Similarly, avoiding direct contact between timber and soil, concrete, or other wet materials is essential to prevent moisture uptake and fungal growth.

Timber Unlimited is presently developing an industry best practice document that will provide further guidance on moisture content management during transport, construction and building occupation phases. This is expected to be available in March 2024.

Adhering to the basic principles of building physics is best practice to achieve durability in timber structures. Building physics is the science of heat and mass transfer in buildings and is an important tool for predicting how buildings behave regarding heat and moisture transfers and airflows. 

Building physics can be used to predict and avoid moisture accumulation and thermal stress by designing buildings with:

• Adequate thermal resistance and reduction of thermal bridges
• Reduced air leakage through the building envelope
• Correct placement of vapour-permeable membranes
• Controlled ventilation

Careful design of these features will lead to better indoor air quality, as the risk of mould is significantly reduced, and durability of the timber can be guaranteed. 

Understanding the environmental conditions of the site, climate, and occupancy can help designers to provide more durable and sustainable timber structures using building physics tools and resulting predictions of transient and steady-state conditions.

Surface coatings are usually applied to Engineered Wood Products (EWPs) prior to leaving the manufacturing facility. The purpose of the coatings is to provide temporary protection for the members for a limited period (typically 6 – 10 weeks) by repelling moisture and surface water. Limiting free water on timber elements during on-site storage and erection is important as it assists with maintaining the moisture content of the timber at a level below that which is required to support mould growth (typically 19%).
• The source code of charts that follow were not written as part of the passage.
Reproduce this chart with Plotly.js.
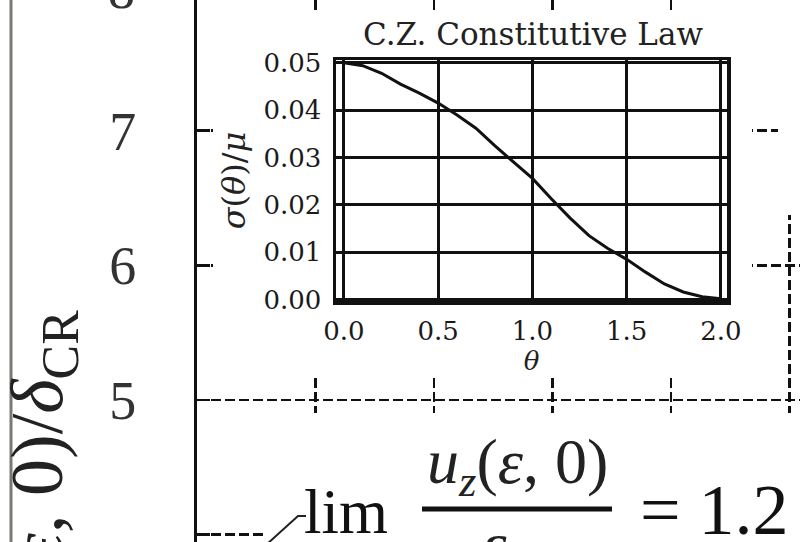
<!DOCTYPE html>
<html><head><meta charset="utf-8">
<script src="https://cdn.plot.ly/plotly-3.0.1.min.js"></script>
<style>html,body{margin:0;padding:0;background:#fff}#chart{width:800px;height:542px}</style>
</head><body><div id="chart"></div>
<script>
// ---- inset data: C.Z. constitutive law ----
const theta = [0,0.1,0.2,0.3,0.4,0.5,0.6,0.7,0.8,0.9,1.0,1.1,1.2,1.3,1.4,1.5,1.6,1.7,1.8,1.9,2.0];
const sigma = [0.0500,0.0494,0.0478,0.0455,0.0436,0.0415,0.0390,0.0362,0.0325,0.0290,0.0256,0.0213,0.0172,0.0135,0.0108,0.0085,0.0058,0.0033,0.0016,0.0006,0.0002];
const insetXTicks = [0,0.5,1,1.5,2];
const insetXTickText = ['0.0','0.5','1.0','1.5','2.0'];
const insetYTicks = [0,0.01,0.02,0.03,0.04,0.05];
const insetYTickText = ['0.00','0.01','0.02','0.03','0.04','0.05'];
// ---- outer axes ----
const mainYTicks = [4,5,6,7];
const mainYTickText = ['4','5','6','7'];
const mainXGrid = [1,2,3,4,5];
const limitValue = '1.2';

const W = 800, H = 542;
const px = v => v / W;
const py = v => 1 - v / H;
// outer axis mapping (layout only)
const oxRange = [0, 603/118.5];
const oyRange = [5 - 142/134.7, 5 + 400/134.7];
const ox = p => (p - 197) / 118.5;
const oy = p => 5 + (400 - p) / 134.7;

const serif = 'DejaVu Serif';
const times = 'Liberation Serif';

const data = [
  {x: theta, y: sigma, xaxis: 'x2', yaxis: 'y2', type: 'scatter', mode: 'lines',
   line: {color: '#111', width: 3}, hoverinfo: 'skip', showlegend: false}
];

const cover = (x0,x1,y0,y1) => ({type:'rect', xref:'x', yref:'y', layer:'between',
  x0: ox(x0), x1: ox(x1), y0: oy(y0), y1: oy(y1), fillcolor:'#ffffff', line:{width:0}});

const layout = {
  width: W, height: H,
  margin: {l:0, r:0, t:0, b:0, pad:0},
  paper_bgcolor: '#ffffff', plot_bgcolor: '#ffffff',
  showlegend: false,
  font: {family: serif, color: '#111'},
  title: {text: 'C.Z. Constitutive Law', font: {family: serif, size: 31, color: '#222'},
          x: px(533), y: py(34), xanchor: 'center', yanchor: 'middle', xref: 'paper', yref: 'paper'},
  xaxis: {domain: [197/W, 1], anchor: 'y', range: oxRange, tickvals: mainXGrid,
          showticklabels: false, ticks: '', showgrid: true, gridcolor: '#111', gridwidth: 2.5,
          griddash: '10px,4px', zeroline: false, showline: false, fixedrange: true},
  yaxis: {domain: [0, 1], anchor: 'x', range: oyRange, tickvals: mainYTicks, ticktext: mainYTickText,
          ticks: 'inside', ticklen: 13, tickwidth: 2.5, tickcolor: '#111',
          showline: true, linewidth: 3, linecolor: '#111',
          showgrid: true, gridcolor: '#111', gridwidth: 2.5, griddash: '10px,4px',
          zeroline: false, tickfont: {family: times, size: 54, color: '#333'},
          ticklabelstandoff: 47, fixedrange: true},
  xaxis2: {domain: [336/W, 727/W], anchor: 'y2', range: [-0.042, 2.032],
           tickvals: insetXTicks, ticktext: insetXTickText, ticks: '',
           showgrid: true, gridcolor: '#111', gridwidth: 3, zeroline: false,
           showline: true, mirror: true, linecolor: '#111', linewidth: 3.5,
           tickfont: {family: serif, size: 26, color: '#1a1a1a'}, ticklabelstandoff: 4,
           title: {text: '<i>θ</i>', font: {family: serif, size: 26, color: '#222'}, standoff: 2},
           fixedrange: true},
  yaxis2: {domain: [py(301), py(60)], anchor: 'x2', range: [-0.0003, 0.0506],
           tickvals: insetYTicks, ticktext: insetYTickText, ticks: '',
           showgrid: true, gridcolor: '#111', gridwidth: 3, zeroline: false,
           showline: true, mirror: true, linecolor: '#111', linewidth: 3.5,
           tickfont: {family: serif, size: 26, color: '#1a1a1a'}, ticklabelstandoff: 6,
           title: {text: '<i>σ</i>(<i>θ</i>)/<i>μ</i>', font: {family: serif, size: 32, color: '#222'}, standoff: 9},
           fixedrange: true},
  shapes: [
    cover(213, 752, 12, 378),
    cover(265, 800, 413, 560),
    cover(778, 800, -20, 215),
    {type:'line', xref:'paper', yref:'paper', layer:'above', x0: px(422), x1: px(612), y0: py(509), y1: py(509),
     line:{color:'#111', width:5}},
    {type:'path', xref:'paper', yref:'paper', layer:'above',
     path: `M ${px(266)},${py(545)} L ${px(298)},${py(516)} L ${px(306)},${py(516)}`,
     line:{color:'#222', width:2}},
    {type:'line', xref:'paper', yref:'paper', layer:'above', x0: px(11), x1: px(11), y0: 0, y1: 1,
     line:{color:'#7a7a72', width:3}}
  ],
  annotations: [
    {text: '8', xref:'paper', yref:'paper', x: px(137), y: py(-10), xanchor:'right', yanchor:'middle',
     showarrow:false, font:{family: times, size: 54, color:'#333'}},
    {text: '<i>u</i><sub><i>z</i></sub>(<i>ε</i>, 0)/<i>δ</i><sub>CR</sub>', xref:'paper', yref:'paper',
     x: px(42), y: py(308), xanchor:'center', yanchor:'top', textangle:-90, showarrow:false,
     font:{family: times, size: 74, color:'#222'}},
    {text: 'lim', xref:'paper', yref:'paper', x: px(346), y: py(512), xanchor:'center', yanchor:'middle',
     showarrow:false, font:{family: times, size: 63, color:'#111'}},
    {text: '<i>ε</i>→0', xref:'paper', yref:'paper', x: px(350), y: py(537), xanchor:'center', yanchor:'top',
     showarrow:false, font:{family: times, size: 40, color:'#111'}},
    {text: '<i>u</i><sub><i>z</i></sub>(<i>ε</i>, 0)', xref:'paper', yref:'paper', x: px(517), y: py(466),
     xanchor:'center', yanchor:'middle', showarrow:false, font:{family: times, size: 64, color:'#222'}},
    {text: '<i>ε</i>', xref:'paper', yref:'paper', x: px(494), y: py(544), xanchor:'center', yanchor:'middle',
     showarrow:false, font:{family: times, size: 62, color:'#222'}},
    {text: '= ' + limitValue, xref:'paper', yref:'paper', x: px(638), y: py(510), xanchor:'left', yanchor:'middle',
     showarrow:false, font:{family: times, size: 72, color:'#111'}}
  ]
};

Plotly.newPlot('chart', data, layout, {displayModeBar: false, staticPlot: true});
</script></body></html>
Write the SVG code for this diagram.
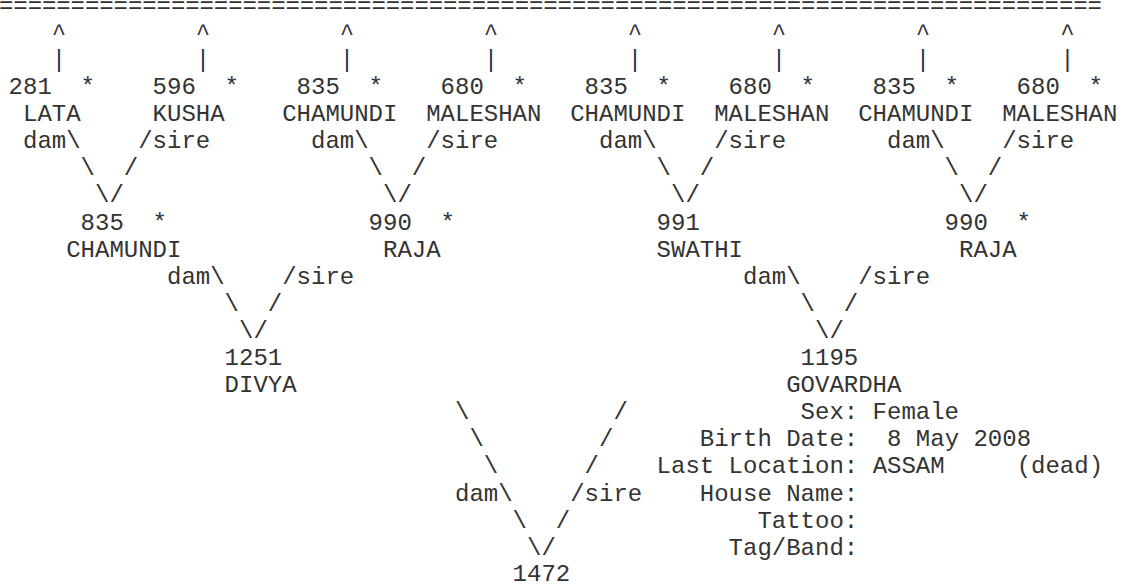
<svg xmlns="http://www.w3.org/2000/svg" width="1123" height="586" viewBox="0 0 1123 586">
<style>
text { font-family: "Liberation Mono", "Courier New", monospace; font-size: 24px; fill: #333; white-space: pre; }
</style>
<rect width="1123" height="586" fill="#fff"/>
<g id="connectors">
<text x="-1" y="12.7" textLength="1103" lengthAdjust="spacing">=============================================================================</text>
<text y="39.8"><tspan x="51.8">^</tspan><tspan x="195.8">^</tspan><tspan x="339.8">^</tspan><tspan x="483.8">^</tspan><tspan x="627.8">^</tspan><tspan x="771.8">^</tspan><tspan x="915.8">^</tspan><tspan x="1060.2">^</tspan></text>
<text y="66.9"><tspan x="51.8">|</tspan><tspan x="195.8">|</tspan><tspan x="339.8">|</tspan><tspan x="483.8">|</tspan><tspan x="627.8">|</tspan><tspan x="771.8">|</tspan><tspan x="915.8">|</tspan><tspan x="1060.2">|</tspan></text>
<text y="148.2"><tspan x="23">dam\</tspan><tspan x="138.2">/sire</tspan><tspan x="311">dam\</tspan><tspan x="426.2">/sire</tspan><tspan x="599">dam\</tspan><tspan x="714.2">/sire</tspan><tspan x="887">dam\</tspan><tspan x="1002.2">/sire</tspan></text>
<text y="175.3"><tspan x="80.6">\</tspan><tspan x="123.8">/</tspan><tspan x="368.6">\</tspan><tspan x="411.8">/</tspan><tspan x="656.6">\</tspan><tspan x="699.8">/</tspan><tspan x="944.6">\</tspan><tspan x="987.8">/</tspan></text>
<text y="202.4"><tspan x="95">\/</tspan><tspan x="383">\/</tspan><tspan x="671">\/</tspan><tspan x="959">\/</tspan></text>
<text y="283.7"><tspan x="167">dam\</tspan><tspan x="282.2">/sire</tspan><tspan x="743">dam\</tspan><tspan x="858.2">/sire</tspan></text>
<text y="310.8"><tspan x="224.6">\</tspan><tspan x="267.8">/</tspan><tspan x="800.6">\</tspan><tspan x="843.8">/</tspan></text>
<text y="337.9"><tspan x="239">\/</tspan><tspan x="815">\/</tspan></text>
<text y="419.2"><tspan x="455">\</tspan><tspan x="613.4">/</tspan></text>
<text y="446.3"><tspan x="469.4">\</tspan><tspan x="599">/</tspan></text>
<text y="473.4"><tspan x="483.8">\</tspan><tspan x="584.6">/</tspan></text>
<text y="500.5"><tspan x="455">dam\</tspan><tspan x="570.2">/sire</tspan></text>
<text y="527.6"><tspan x="512.6">\</tspan><tspan x="555.8">/</tspan></text>
<text y="554.7"><tspan x="527">\/</tspan></text>
</g>
<g id="n281"><text x="8.6" y="94">281</text><text x="80.6" y="94">*</text><text x="23" y="121.1">LATA</text></g>
<g id="n596"><text x="152.6" y="94">596</text><text x="224.6" y="94">*</text><text x="152.6" y="121.1">KUSHA</text></g>
<g id="n835a"><text x="296.6" y="94">835</text><text x="368.6" y="94">*</text><text x="282.2" y="121.1">CHAMUNDI</text></g>
<g id="n680a"><text x="440.6" y="94">680</text><text x="512.6" y="94">*</text><text x="426.2" y="121.1">MALESHAN</text></g>
<g id="n835b"><text x="584.6" y="94">835</text><text x="656.6" y="94">*</text><text x="570.2" y="121.1">CHAMUNDI</text></g>
<g id="n680b"><text x="728.6" y="94">680</text><text x="800.6" y="94">*</text><text x="714.2" y="121.1">MALESHAN</text></g>
<g id="n835c"><text x="872.6" y="94">835</text><text x="944.6" y="94">*</text><text x="858.2" y="121.1">CHAMUNDI</text></g>
<g id="n680c"><text x="1016.6" y="94">680</text><text x="1088.6" y="94">*</text><text x="1002.2" y="121.1">MALESHAN</text></g>
<g id="n835"><text x="80.6" y="229.5">835</text><text x="152.6" y="229.5">*</text><text x="66.2" y="256.6">CHAMUNDI</text></g>
<g id="n990a"><text x="368.6" y="229.5">990</text><text x="440.6" y="229.5">*</text><text x="383" y="256.6">RAJA</text></g>
<g id="n991"><text x="656.6" y="229.5">991</text><text x="656.6" y="256.6">SWATHI</text></g>
<g id="n990b"><text x="944.6" y="229.5">990</text><text x="1016.6" y="229.5">*</text><text x="959" y="256.6">RAJA</text></g>
<g id="n1251"><text x="224.6" y="365">1251</text><text x="224.6" y="392.1">DIVYA</text></g>
<g id="n1195"><text x="800.6" y="365">1195</text><text x="786.2" y="392.1">GOVARDHA</text>
<text x="800.6" y="419.2">Sex: Female</text>
<text x="699.8" y="446.3">Birth Date:  8 May 2008</text>
<text x="656.6" y="473.4">Last Location: ASSAM     (dead)</text>
<text x="699.8" y="500.5">House Name:</text>
<text x="757.4" y="527.6">Tattoo:</text>
<text x="728.6" y="554.7">Tag/Band:</text></g>
<g id="n1472"><text x="512.6" y="580.5">1472</text></g>
</svg>
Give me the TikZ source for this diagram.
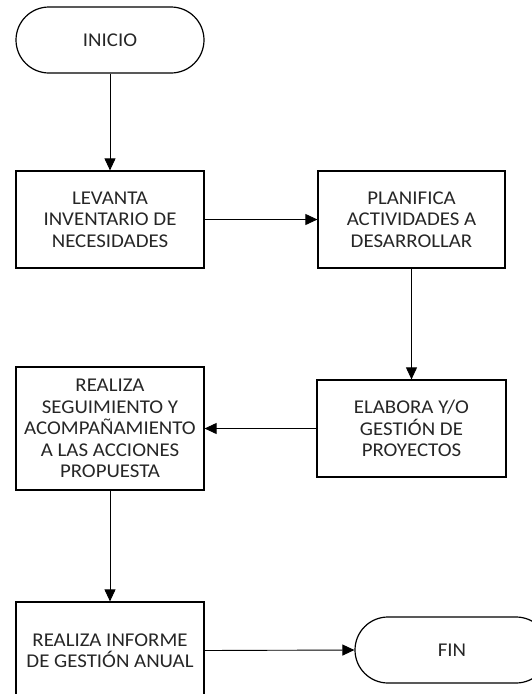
\documentclass[tikz,border=0pt]{standalone}
\usepackage{fontspec}
\setmainfont{Carlito}[FakeStretch=1.07]
\usetikzlibrary{arrows.meta}
\begin{document}
\begin{tikzpicture}[x=1pt,y=-1pt,
  txt/.style={font=\fontsize{19.5}{21.5}\selectfont, text=black!85, align=center, inner sep=0pt},
  procbox/.style={txt, draw, line width=1.2pt, rectangle},
  term/.style={txt, draw, line width=1.2pt, rectangle, rounded corners=33pt, minimum height=66pt},
  flow/.style={line width=0.9pt, -{Triangle[length=12pt,width=11pt]}}]
\useasboundingbox (0,0) rectangle (532,694);
\node[term, minimum width=188pt] (inicio) at (110,40) {INICIO};
\node[procbox, minimum width=188pt, minimum height=97pt] (levanta) at (110,219.5) {LEVANTA\\INVENTARIO DE\\NECESIDADES};
\node[procbox, minimum width=187pt, minimum height=97pt] (planifica) at (411.5,219.5) {PLANIFICA\\ACTIVIDADES A\\DESARROLLAR};
\node[procbox, minimum width=189pt, minimum height=97pt] (elabora) at (411.5,428.5) {ELABORA Y/O\\GESTIÓN DE\\PROYECTOS};
\node[procbox, minimum width=188pt, minimum height=123pt] (seguimiento) at (110,428.5) {REALIZA\\SEGUIMIENTO Y\\ACOMPAÑAMIENTO\\A LAS ACCIONES\\PROPUESTA};
\node[procbox, minimum width=188pt, minimum height=97pt] (informe) at (110,650.5) {REALIZA INFORME\\DE GESTIÓN ANUAL};
\node[term, minimum width=194pt] (fin) at (452,650) {FIN};
\draw[flow] (inicio) -- (levanta);
\draw[flow] (levanta) -- (planifica);
\draw[flow] (planifica) -- (elabora);
\draw[flow] (elabora) -- (seguimiento);
\draw[flow] (seguimiento) -- (informe);
\draw[flow] (informe.east) -- (fin.west);
\end{tikzpicture}
\end{document}
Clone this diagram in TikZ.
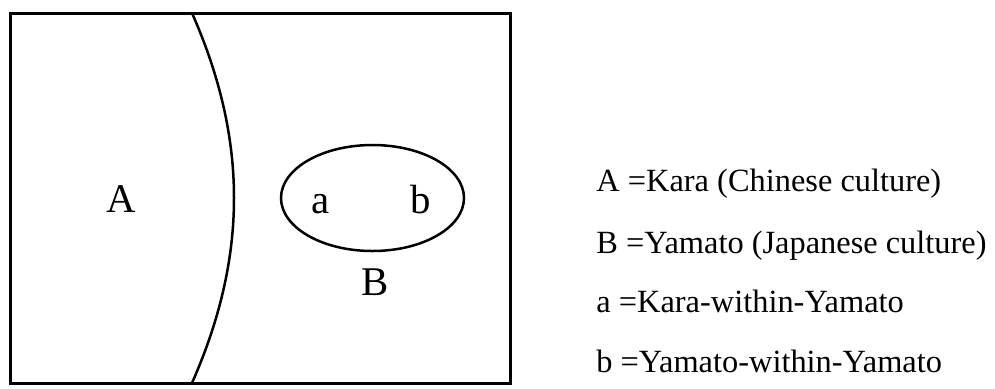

Coatings are typically grouped under one of two categories:

• Penetrating sealers that are non-film forming and penetrate to a limited depth into wood fibres below the surface.  These can be either clear in finish or inclusive of a stain. They are effective at repelling moisture from the timber surface layers for a limited period.
• Film-forming sealers that effectively repel moisture via a continuous thin film formed on the coated surfaces of the timber members.

It's important to recognise that both categories of coatings are temporary, and whilst they can assist with controlling the moisture content of timber during storage and erection on-site, they are not a long-term solution and should be used in conjunction with other construction management measures such as adhesive films, plastic wraps and physical protection from the elements such temporary site tents.

Care should also be taken to ensure that the temporary sealer coating used is compatible with final finishing regimes that may specified for the timber members.

Building consent authorities (BCAs) are responsible for enforcing the building code and ensuring the durability and safety of buildings. Failing to comply with the building code can result in fines, delays, or even legal liabilities.

BCAs will request evidence of compliance with the performance requirements of Section B2 of the New Zealand Building Code (NZBC) when issuing a building consent. In broad terms, meeting the building code durability requirements can be achieved either through adhering to the minimum requirements of Clause B2 / Acceptable Solution 1 (B2/AS1) or through the development and provision of an Alternative Solution.

Compliance with Functional Requirements B2.2 Building Materials and Performance, B2.3.1 Building elements can be demonstrated via B2/AS1 acceptable solutions or B2/VM1. 

Acceptable Solutions in accordance with Clause B2 can be achieved by conforming with the requirements of Standard NZS 3602 Part 1 (as modified by paragraph 3.2.2 of B2 Durability), NZS 3640 (as modified by paragraph 3.2.3 of B2 Durability) or through Standard NZS 3604 with reference to NZS 3602 (and NZS 3640). 

In cases where durability demonstration is outside the scope of an Acceptable Solution, it may be possible to demonstrate compliance via verification method B2/VM1. Proof of performance under B2/VM1 through consideration of the expected in-service conditions includes service history, laboratory testing and comparable performance of similar buildings. If neither of the above is applicable to the building or parts of the building, an alternative compliance can be achieved by the means of an Alternative Solution. This includes evidence such as certification from a registered treatment provider, a building physics study, product labelling, or inspection reports. It is up to the Building Consent Authority (BCA) to request a peer review or to accept the evidence provided as sufficient to demonstrate compliance. A first, pre-application meeting is, therefore, often very helpful to discuss and agree upon the durability path of compliance and expectations of the BCAs.